## Problem to solve
Return only the lines from the top of the data down to the one that holds "width=326pt, minimum height=154.5pt]", both included, without any pictures.

## Data
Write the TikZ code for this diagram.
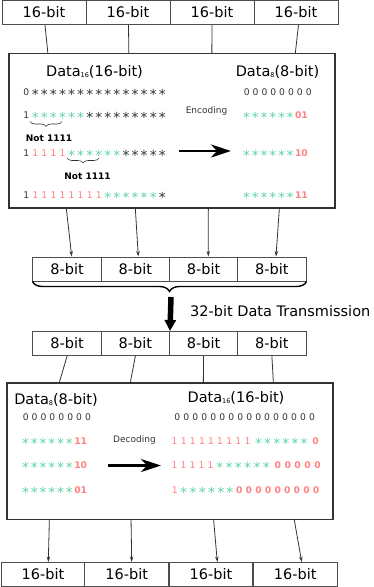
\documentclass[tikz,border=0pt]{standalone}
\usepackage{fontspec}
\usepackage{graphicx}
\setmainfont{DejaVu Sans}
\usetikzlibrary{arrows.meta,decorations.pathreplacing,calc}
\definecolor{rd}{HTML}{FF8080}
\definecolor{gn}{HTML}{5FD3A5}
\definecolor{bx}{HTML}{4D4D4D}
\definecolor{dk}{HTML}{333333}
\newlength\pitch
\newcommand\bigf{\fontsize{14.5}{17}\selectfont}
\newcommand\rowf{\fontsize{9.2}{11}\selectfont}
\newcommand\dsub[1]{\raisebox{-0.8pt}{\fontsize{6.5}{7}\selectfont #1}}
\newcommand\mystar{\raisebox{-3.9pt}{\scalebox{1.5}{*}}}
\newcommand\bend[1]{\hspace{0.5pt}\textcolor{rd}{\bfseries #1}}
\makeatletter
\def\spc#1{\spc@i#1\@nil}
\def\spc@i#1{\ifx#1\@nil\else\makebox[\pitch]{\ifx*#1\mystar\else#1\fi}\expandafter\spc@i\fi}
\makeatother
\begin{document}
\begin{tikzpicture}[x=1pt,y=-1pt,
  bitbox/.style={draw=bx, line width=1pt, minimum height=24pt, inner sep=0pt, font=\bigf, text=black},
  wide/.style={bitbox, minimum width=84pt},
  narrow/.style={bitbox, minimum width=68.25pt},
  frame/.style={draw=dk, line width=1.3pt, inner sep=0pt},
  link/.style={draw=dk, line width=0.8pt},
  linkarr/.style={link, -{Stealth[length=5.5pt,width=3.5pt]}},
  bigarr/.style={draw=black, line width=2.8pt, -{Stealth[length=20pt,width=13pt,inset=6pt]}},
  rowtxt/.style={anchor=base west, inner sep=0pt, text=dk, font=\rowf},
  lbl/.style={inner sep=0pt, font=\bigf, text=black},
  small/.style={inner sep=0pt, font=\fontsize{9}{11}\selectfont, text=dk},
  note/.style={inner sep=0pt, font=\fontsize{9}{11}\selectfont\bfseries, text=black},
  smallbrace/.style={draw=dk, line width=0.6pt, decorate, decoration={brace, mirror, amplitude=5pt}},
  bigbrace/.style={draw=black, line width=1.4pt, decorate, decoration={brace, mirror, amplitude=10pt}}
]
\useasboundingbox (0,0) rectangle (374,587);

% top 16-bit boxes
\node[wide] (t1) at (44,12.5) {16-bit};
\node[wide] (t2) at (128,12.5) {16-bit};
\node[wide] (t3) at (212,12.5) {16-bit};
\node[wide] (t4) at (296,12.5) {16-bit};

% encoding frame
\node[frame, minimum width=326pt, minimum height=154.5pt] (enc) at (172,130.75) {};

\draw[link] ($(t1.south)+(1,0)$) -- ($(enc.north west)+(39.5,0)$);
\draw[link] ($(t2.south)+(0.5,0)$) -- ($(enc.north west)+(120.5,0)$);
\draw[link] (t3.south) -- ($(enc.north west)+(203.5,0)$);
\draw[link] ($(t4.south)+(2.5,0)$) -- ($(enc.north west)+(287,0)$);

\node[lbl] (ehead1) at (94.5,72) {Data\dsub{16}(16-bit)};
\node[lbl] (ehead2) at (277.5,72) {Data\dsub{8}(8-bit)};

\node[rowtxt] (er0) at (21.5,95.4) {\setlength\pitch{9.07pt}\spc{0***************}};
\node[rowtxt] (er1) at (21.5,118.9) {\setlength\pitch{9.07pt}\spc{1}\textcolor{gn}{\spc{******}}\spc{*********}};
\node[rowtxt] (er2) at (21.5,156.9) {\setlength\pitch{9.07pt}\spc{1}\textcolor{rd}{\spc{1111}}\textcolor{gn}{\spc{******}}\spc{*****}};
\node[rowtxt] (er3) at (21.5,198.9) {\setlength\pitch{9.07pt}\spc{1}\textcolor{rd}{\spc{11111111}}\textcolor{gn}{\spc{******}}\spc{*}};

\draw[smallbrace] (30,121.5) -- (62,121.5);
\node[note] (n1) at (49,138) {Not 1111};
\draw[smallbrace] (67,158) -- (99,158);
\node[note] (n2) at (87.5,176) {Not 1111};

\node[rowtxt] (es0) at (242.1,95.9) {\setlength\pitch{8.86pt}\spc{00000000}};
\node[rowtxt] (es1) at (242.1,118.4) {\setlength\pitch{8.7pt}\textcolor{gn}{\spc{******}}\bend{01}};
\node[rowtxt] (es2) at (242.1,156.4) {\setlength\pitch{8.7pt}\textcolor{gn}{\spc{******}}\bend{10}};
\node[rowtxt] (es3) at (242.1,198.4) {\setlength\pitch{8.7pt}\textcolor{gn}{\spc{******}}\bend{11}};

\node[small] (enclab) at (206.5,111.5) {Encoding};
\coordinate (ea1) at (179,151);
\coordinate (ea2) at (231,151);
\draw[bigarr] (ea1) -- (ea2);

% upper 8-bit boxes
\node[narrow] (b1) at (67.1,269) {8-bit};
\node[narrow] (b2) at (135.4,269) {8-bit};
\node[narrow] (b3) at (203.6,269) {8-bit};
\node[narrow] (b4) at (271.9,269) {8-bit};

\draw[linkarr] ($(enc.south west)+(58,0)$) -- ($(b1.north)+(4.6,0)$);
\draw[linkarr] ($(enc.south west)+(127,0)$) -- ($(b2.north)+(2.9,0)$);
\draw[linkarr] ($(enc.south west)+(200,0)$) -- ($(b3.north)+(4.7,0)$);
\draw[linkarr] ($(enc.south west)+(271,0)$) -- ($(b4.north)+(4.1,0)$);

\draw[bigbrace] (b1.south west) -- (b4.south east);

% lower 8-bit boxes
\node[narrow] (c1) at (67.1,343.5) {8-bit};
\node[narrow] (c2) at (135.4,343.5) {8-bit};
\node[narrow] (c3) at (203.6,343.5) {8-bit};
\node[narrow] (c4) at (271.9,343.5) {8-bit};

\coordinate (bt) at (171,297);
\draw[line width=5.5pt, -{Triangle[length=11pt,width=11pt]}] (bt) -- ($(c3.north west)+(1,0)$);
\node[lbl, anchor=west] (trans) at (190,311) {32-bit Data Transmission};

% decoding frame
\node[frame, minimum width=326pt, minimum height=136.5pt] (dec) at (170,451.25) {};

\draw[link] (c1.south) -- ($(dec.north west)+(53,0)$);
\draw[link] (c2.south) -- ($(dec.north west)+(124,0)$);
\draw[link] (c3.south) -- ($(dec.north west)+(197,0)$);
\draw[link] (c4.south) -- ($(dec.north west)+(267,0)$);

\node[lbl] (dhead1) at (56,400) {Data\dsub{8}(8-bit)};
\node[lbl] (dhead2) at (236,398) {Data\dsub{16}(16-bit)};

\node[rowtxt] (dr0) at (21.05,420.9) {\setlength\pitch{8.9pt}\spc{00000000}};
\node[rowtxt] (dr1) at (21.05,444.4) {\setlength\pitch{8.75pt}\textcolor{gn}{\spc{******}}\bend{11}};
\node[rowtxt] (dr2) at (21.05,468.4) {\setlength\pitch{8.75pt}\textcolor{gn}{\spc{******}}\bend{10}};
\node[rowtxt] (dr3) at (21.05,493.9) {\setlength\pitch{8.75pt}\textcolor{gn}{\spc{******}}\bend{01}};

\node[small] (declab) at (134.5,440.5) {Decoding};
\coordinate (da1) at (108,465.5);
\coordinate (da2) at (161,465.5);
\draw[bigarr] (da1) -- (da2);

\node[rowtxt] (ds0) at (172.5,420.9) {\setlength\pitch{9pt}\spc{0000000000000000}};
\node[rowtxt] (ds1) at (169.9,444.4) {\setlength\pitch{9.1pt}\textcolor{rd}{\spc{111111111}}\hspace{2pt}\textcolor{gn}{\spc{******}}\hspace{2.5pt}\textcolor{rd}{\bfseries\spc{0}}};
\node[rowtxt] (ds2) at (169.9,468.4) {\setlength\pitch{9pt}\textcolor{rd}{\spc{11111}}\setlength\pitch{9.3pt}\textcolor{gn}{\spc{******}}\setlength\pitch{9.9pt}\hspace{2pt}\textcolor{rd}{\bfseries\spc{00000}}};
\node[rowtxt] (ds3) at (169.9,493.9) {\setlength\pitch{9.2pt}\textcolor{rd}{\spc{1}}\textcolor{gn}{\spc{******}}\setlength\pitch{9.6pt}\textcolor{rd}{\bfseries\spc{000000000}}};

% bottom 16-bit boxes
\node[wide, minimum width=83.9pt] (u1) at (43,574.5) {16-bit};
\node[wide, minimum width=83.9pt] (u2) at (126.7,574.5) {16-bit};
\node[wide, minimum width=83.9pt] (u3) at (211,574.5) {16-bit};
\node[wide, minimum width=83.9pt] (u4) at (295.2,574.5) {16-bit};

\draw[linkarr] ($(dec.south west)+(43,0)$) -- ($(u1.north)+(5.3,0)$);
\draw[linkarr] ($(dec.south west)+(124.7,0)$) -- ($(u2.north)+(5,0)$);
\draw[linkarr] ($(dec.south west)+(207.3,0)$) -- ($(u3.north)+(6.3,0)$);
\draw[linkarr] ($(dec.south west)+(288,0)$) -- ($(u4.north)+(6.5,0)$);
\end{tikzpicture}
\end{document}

## The answer
Write the TikZ code for this diagram.
\documentclass[tikz,border=0pt]{standalone}
\usepackage{fontspec}
\usepackage{graphicx}
\setmainfont{DejaVu Sans}
\usetikzlibrary{arrows.meta,decorations.pathreplacing,calc}
\definecolor{rd}{HTML}{FF8080}
\definecolor{gn}{HTML}{5FD3A5}
\definecolor{bx}{HTML}{4D4D4D}
\definecolor{dk}{HTML}{333333}
\newlength\pitch
\newcommand\bigf{\fontsize{14.5}{17}\selectfont}
\newcommand\rowf{\fontsize{9.2}{11}\selectfont}
\newcommand\dsub[1]{\raisebox{-0.8pt}{\fontsize{6.5}{7}\selectfont #1}}
\newcommand\mystar{\raisebox{-3.9pt}{\scalebox{1.5}{*}}}
\newcommand\bend[1]{\hspace{0.5pt}\textcolor{rd}{\bfseries #1}}
\makeatletter
\def\spc#1{\spc@i#1\@nil}
\def\spc@i#1{\ifx#1\@nil\else\makebox[\pitch]{\ifx*#1\mystar\else#1\fi}\expandafter\spc@i\fi}
\makeatother
\begin{document}
\begin{tikzpicture}[x=1pt,y=-1pt,
  bitbox/.style={draw=bx, line width=1pt, minimum height=24pt, inner sep=0pt, font=\bigf, text=black},
  wide/.style={bitbox, minimum width=84pt},
  narrow/.style={bitbox, minimum width=68.25pt},
  frame/.style={draw=dk, line width=1.3pt, inner sep=0pt},
  link/.style={draw=dk, line width=0.8pt},
  linkarr/.style={link, -{Stealth[length=5.5pt,width=3.5pt]}},
  bigarr/.style={draw=black, line width=2.8pt, -{Stealth[length=20pt,width=13pt,inset=6pt]}},
  rowtxt/.style={anchor=base west, inner sep=0pt, text=dk, font=\rowf},
  lbl/.style={inner sep=0pt, font=\bigf, text=black},
  small/.style={inner sep=0pt, font=\fontsize{9}{11}\selectfont, text=dk},
  note/.style={inner sep=0pt, font=\fontsize{9}{11}\selectfont\bfseries, text=black},
  smallbrace/.style={draw=dk, line width=0.6pt, decorate, decoration={brace, mirror, amplitude=5pt}},
  bigbrace/.style={draw=black, line width=1.4pt, decorate, decoration={brace, mirror, amplitude=10pt}}
]
\useasboundingbox (0,0) rectangle (374,587);

% top 16-bit boxes
\node[wide] (t1) at (44,12.5) {16-bit};
\node[wide] (t2) at (128,12.5) {16-bit};
\node[wide] (t3) at (212,12.5) {16-bit};
\node[wide] (t4) at (296,12.5) {16-bit};

% encoding frame
\node[frame, minimum width=326pt, minimum height=154.5pt] (enc) at (172,130.75) {};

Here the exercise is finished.